Predicting the cross population portability of human eQTLs
Master of Science Thesis Project supervised by: Dr. Irene Gallego Romero & Dr. Christina Azodi
Motivation
Personalised medicine, the targeting of treatment decisions to a patient’s genetic makeup, is the future of medical practice. Using this approach, doctors can select the best medicine for their patients without the trial and error that causes dangerous delays to treatment today.
The most glaring obstacle to the more widespread use of personalised medicine is our research subjects: genetics research participants are typically individuals of European ancestry (see 1,2,3). At first, this may seem like a minor problem since the same biological pathways connect genes with disease for every human being. However, we find different associations between genetics and disease when we repeat studies across ancestries or socio-economic statuses (e.g. 4,5,6,7). Thus, the mathematical models we use to predict the individual genetic risk of developing disease are often much less accurate for anyone who falls outside of the narrowly defined ‘European’ ancestry: a phenomenon known as the ‘non-portability’ problem. If we rolled out personalised medicine today, the ‘non-portability’ problem would lead us to further entrench current health inequalities.
Aims and methods
One way to improve the equitability of these precision medicine models is to better understand which genetic associations are likely to differ across human groups and why they differ.
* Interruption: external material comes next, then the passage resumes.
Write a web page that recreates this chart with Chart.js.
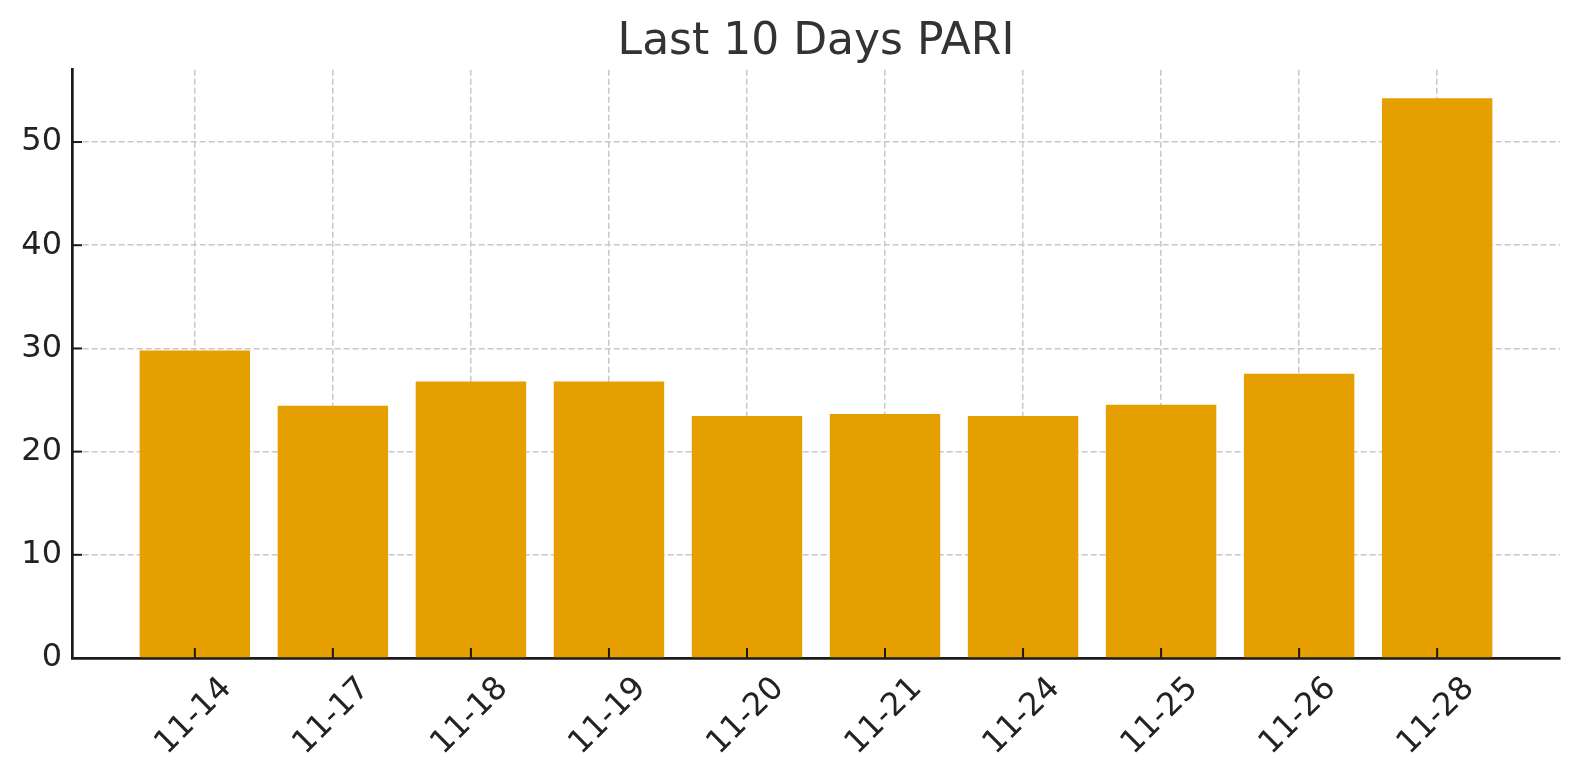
<!DOCTYPE html>
<html>
<head>
<meta charset="utf-8">
<title>Last 10 Days PARI</title>
<script src="https://cdn.jsdelivr.net/npm/chart.js@4.4.1/dist/chart.umd.min.js"></script>
<style>
  html, body { margin: 0; padding: 0; background: #fff; }
  #wrap { width: 1580px; height: 780px; }
</style>
</head>
<body>
<div id="wrap"><canvas id="grafico"></canvas></div>
<script>
// ── datos ──────────────────────────────
const dias = ['11-14', '11-17', '11-18', '11-19', '11-20', '11-21', '11-24', '11-25', '11-26', '11-28'];
const pari = [29.8, 24.45, 26.8, 26.8, 23.45, 23.65, 23.45, 24.55, 27.55, 54.25];
const yTicks = [0, 10, 20, 30, 40, 50];

const FUENTE = "'DejaVu Sans', sans-serif";

// ticks hacia dentro, como en matplotlib
const ticksDentro = {
    id: 'ticksDentro',
    afterDraw(chart) {
        const ctx = chart.ctx;
        const { x, y } = chart.scales;
        const area = chart.chartArea;
        ctx.save();
        ctx.strokeStyle = '#1a1a1a';
        ctx.lineWidth = 2;
        x.ticks.forEach((t, i) => {
            const px = x.getPixelForTick(i);
            ctx.beginPath();
            ctx.moveTo(px, area.bottom);
            ctx.lineTo(px, area.bottom - 10);
            ctx.stroke();
        });
        y.ticks.forEach((t, i) => {
            const py = y.getPixelForTick(i);
            ctx.beginPath();
            ctx.moveTo(area.left, py);
            ctx.lineTo(area.left + 10, py);
            ctx.stroke();
        });
        ctx.restore();
    }
};

new Chart(document.getElementById('grafico'), {
    type: 'bar',
    data: {
        datasets: [{
            label: 'PARI',
            data: dias.map((d, i) => ({ x: i, y: pari[i] })),
            backgroundColor: '#E69F00',
            borderWidth: 0,
            categoryPercentage: 0.8,
            barPercentage: 1.0,
        }]
    },
    options: {
        responsive: true,
        maintainAspectRatio: false,
        animation: false,
        layout: { padding: { left: 0, right: 20, top: 0, bottom: 0 } },
        plugins: {
            legend: { display: false },
            tooltip: { enabled: false },
            title: {
                display: true,
                fullSize: false,
                text: 'Last 10 Days PARI',
                color: '#333',
                font: { family: FUENTE, size: 44, weight: 'normal' },
                padding: { top: 16, bottom: 1 }
            }
        },
        scales: {
            x: {
                type: 'linear',
                min: -0.89,
                max: 9.89,
                offset: false,
                z: 1,
                afterBuildTicks: (s) => { s.ticks = dias.map((d, i) => ({ value: i })); },
                afterFit: (s) => { s.height = 122; },
                grid: { offset: false, color: '#c8c8c8', lineWidth: 1.5, drawTicks: false, tickLength: 0 },
                border: { display: true, color: '#1a1a1a', width: 2.7, dash: [6, 3] },
                ticks: {
                    autoSkip: false,
                    minRotation: 45,
                    maxRotation: 45,
                    labelOffset: 32,
                    padding: 12,
                    color: '#222',
                    font: { family: FUENTE, size: 32 },
                    callback: (v) => dias[v]
                }
            },
            y: {
                min: 0,
                max: 57,
                z: 1,
                afterBuildTicks: (s) => { s.ticks = yTicks.map(v => ({ value: v })); },
                afterFit: (s) => { s.width = 72; },
                grid: { color: '#c8c8c8', lineWidth: 1.5, drawTicks: false, tickLength: 0 },
                border: { display: true, color: '#1a1a1a', width: 2.7, dash: [6, 3] },
                ticks: {
                    padding: 10,
                    color: '#222',
                    font: { family: FUENTE, size: 32 }
                }
            }
        }
    },
    plugins: [ticksDentro]
});
</script>
</body>
</html>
Towards this overarching goal, I developed machine learning models that predict whether or not one type of genetic association (expression quantitative trait loci, eQTL) is likely to be different across human groups.
Method Workflow Steps(A): Integrate summary statistics from published eQTL studies.
(B): Classify gene-SNP (single-nucleotide polymorphisms) pairs as being eQTLs or not, and then, eQTLs as being portable across populations, or not.
(C): Use publicly available datasets to obtain, and engineer the genomic features of eQTLs.
(D): Use ~10% of these eQTLs to train machine learning models.
(E): Test models performance, use the best model to investigate features which differentiate portable and non-portable eQTLs.
I first tested a variety of approaches to developing these models to uncover what approach would produce the highest-performing models. Then, I used this preferred approach to create models and investigate what information they used to successfully identify which genetic associations are different across human populations.
Conclusions
I demonstrated that applying a multi-adaptive shrinkage method (mashr) to these summary statistics improved power, and increased eQTL and eGene sharing across populations. I found that of all machine learning algorithms tested, decision-tree based classifiers (Random Forest, Gradient Boosting) were best able to recapitulate portable and non-portable eQTLs classes on an independent held-out test set. Then, after uncovering the optimal machine learning training set up, I trained a model for every possible pairwise population portability comparison (median improvement over random chance auPRC= 0.073 across eight models in two cell types). Applying Leave-One-Feature-Out feature importance procedures to these models found no feature category, or set of features, had a significant or consistent greatest impact on model performance. Finally, by comparing my datasets with the set of 6 GTEx identified population-biased whole-blood eQTLs, I uncovered a plausible example of an eQTL portable in a tissue-dependent manner (rs2299818_ENSG00000160221).